(Task description) Wherever "chart" appears in a line, list that line.

* * * *

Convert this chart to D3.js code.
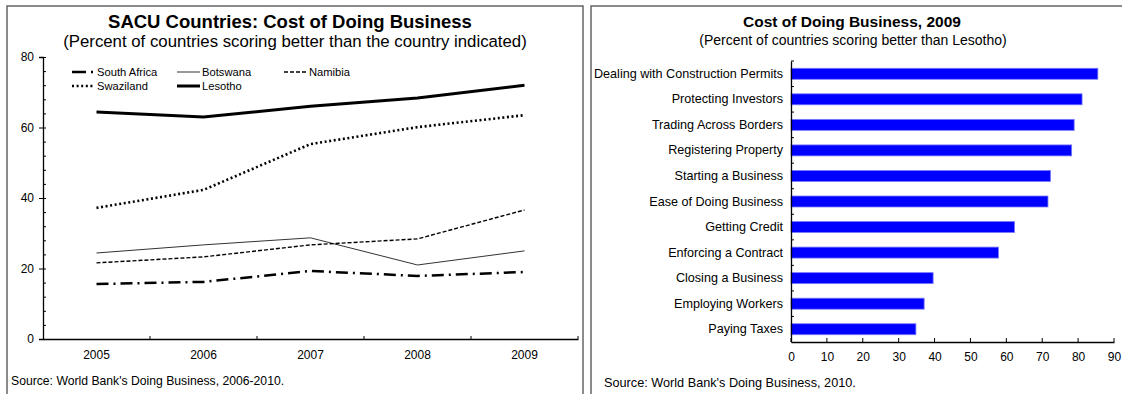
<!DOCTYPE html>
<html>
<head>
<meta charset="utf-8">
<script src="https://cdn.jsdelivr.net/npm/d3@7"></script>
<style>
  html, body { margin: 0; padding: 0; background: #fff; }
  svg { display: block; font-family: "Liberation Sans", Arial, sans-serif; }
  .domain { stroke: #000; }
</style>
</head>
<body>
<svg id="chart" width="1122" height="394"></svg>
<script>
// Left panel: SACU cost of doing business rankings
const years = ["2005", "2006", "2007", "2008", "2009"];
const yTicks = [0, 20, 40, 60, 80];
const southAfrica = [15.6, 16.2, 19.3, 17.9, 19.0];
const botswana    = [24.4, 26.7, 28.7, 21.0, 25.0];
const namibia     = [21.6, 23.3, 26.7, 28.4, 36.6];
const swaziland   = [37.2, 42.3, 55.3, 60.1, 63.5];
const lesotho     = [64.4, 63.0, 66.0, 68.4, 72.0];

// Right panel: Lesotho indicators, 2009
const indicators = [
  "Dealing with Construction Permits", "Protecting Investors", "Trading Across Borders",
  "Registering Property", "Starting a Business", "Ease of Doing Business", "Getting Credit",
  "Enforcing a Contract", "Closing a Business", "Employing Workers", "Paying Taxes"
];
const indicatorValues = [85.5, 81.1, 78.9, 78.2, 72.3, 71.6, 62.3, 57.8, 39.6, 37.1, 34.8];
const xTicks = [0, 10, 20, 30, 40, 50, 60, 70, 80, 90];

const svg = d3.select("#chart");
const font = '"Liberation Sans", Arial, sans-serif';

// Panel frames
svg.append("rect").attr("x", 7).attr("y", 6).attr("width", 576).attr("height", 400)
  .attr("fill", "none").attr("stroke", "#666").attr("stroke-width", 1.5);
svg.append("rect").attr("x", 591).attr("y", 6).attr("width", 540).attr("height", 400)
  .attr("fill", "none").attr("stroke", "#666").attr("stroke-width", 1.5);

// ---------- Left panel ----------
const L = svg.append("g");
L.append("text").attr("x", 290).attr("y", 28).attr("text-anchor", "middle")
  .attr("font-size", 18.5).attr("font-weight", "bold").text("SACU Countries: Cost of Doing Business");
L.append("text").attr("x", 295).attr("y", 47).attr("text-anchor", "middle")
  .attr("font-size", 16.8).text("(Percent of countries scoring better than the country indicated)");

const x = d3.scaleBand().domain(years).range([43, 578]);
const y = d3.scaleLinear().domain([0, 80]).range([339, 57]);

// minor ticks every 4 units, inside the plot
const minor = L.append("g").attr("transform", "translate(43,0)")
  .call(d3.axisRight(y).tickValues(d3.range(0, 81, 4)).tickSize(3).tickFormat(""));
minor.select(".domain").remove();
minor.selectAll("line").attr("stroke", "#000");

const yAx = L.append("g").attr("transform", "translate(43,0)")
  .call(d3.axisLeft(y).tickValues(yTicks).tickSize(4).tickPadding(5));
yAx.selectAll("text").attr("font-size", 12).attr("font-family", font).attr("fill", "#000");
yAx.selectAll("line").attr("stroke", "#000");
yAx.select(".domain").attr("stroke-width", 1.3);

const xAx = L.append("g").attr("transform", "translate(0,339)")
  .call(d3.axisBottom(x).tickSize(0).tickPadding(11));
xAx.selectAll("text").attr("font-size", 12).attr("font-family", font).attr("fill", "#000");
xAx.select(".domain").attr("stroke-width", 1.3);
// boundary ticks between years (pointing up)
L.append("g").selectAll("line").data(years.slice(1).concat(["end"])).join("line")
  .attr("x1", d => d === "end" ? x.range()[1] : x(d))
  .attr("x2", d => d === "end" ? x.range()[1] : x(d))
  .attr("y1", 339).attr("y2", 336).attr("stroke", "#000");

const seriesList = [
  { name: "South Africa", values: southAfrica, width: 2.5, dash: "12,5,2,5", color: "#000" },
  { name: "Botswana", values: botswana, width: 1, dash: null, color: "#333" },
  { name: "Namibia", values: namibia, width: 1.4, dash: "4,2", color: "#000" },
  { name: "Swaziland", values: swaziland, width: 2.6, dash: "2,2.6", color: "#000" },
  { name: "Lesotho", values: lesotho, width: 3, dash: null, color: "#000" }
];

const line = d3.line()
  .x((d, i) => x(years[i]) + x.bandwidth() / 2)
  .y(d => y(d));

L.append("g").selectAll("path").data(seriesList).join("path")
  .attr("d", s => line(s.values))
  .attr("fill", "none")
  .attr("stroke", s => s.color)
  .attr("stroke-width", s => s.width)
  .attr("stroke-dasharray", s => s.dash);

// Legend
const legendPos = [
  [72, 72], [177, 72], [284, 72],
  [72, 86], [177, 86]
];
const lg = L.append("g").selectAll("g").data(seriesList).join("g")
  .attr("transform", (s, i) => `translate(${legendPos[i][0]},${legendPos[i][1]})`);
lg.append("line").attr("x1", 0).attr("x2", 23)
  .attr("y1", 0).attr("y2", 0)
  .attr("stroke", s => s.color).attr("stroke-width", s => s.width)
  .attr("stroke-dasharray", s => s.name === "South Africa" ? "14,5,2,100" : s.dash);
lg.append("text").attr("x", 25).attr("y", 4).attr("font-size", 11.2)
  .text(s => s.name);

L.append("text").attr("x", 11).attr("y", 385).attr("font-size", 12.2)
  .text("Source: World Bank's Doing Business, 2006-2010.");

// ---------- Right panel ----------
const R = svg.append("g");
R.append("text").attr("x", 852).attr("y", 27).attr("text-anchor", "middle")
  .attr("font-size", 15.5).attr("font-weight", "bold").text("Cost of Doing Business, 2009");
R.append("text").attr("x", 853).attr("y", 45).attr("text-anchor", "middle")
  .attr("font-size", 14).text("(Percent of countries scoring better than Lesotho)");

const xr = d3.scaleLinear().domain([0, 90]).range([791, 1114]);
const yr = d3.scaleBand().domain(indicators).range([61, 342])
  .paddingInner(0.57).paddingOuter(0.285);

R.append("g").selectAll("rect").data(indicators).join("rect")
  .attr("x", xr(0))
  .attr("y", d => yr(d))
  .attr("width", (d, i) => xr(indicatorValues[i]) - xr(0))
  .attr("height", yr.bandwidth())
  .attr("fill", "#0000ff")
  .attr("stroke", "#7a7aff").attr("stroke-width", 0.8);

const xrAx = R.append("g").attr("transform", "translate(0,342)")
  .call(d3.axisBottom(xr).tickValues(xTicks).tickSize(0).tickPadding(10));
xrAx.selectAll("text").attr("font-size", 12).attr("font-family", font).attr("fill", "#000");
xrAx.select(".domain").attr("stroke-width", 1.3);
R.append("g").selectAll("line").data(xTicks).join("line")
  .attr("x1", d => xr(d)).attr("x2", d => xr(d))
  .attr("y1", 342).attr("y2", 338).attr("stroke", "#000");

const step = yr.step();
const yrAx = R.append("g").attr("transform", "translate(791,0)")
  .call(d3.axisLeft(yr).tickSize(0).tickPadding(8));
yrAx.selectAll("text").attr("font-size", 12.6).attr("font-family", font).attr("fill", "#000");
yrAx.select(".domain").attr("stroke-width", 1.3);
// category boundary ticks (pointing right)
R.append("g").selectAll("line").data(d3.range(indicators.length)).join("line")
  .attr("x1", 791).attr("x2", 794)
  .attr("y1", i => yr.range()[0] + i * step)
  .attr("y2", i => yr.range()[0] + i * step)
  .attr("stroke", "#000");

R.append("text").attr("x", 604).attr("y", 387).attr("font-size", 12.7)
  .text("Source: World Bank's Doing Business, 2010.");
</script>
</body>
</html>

* * * *

(Solution below)
Convert this chart to D3.js code.
<svg id="chart" width="1122" height="394"></svg>
const svg = d3.select("#chart");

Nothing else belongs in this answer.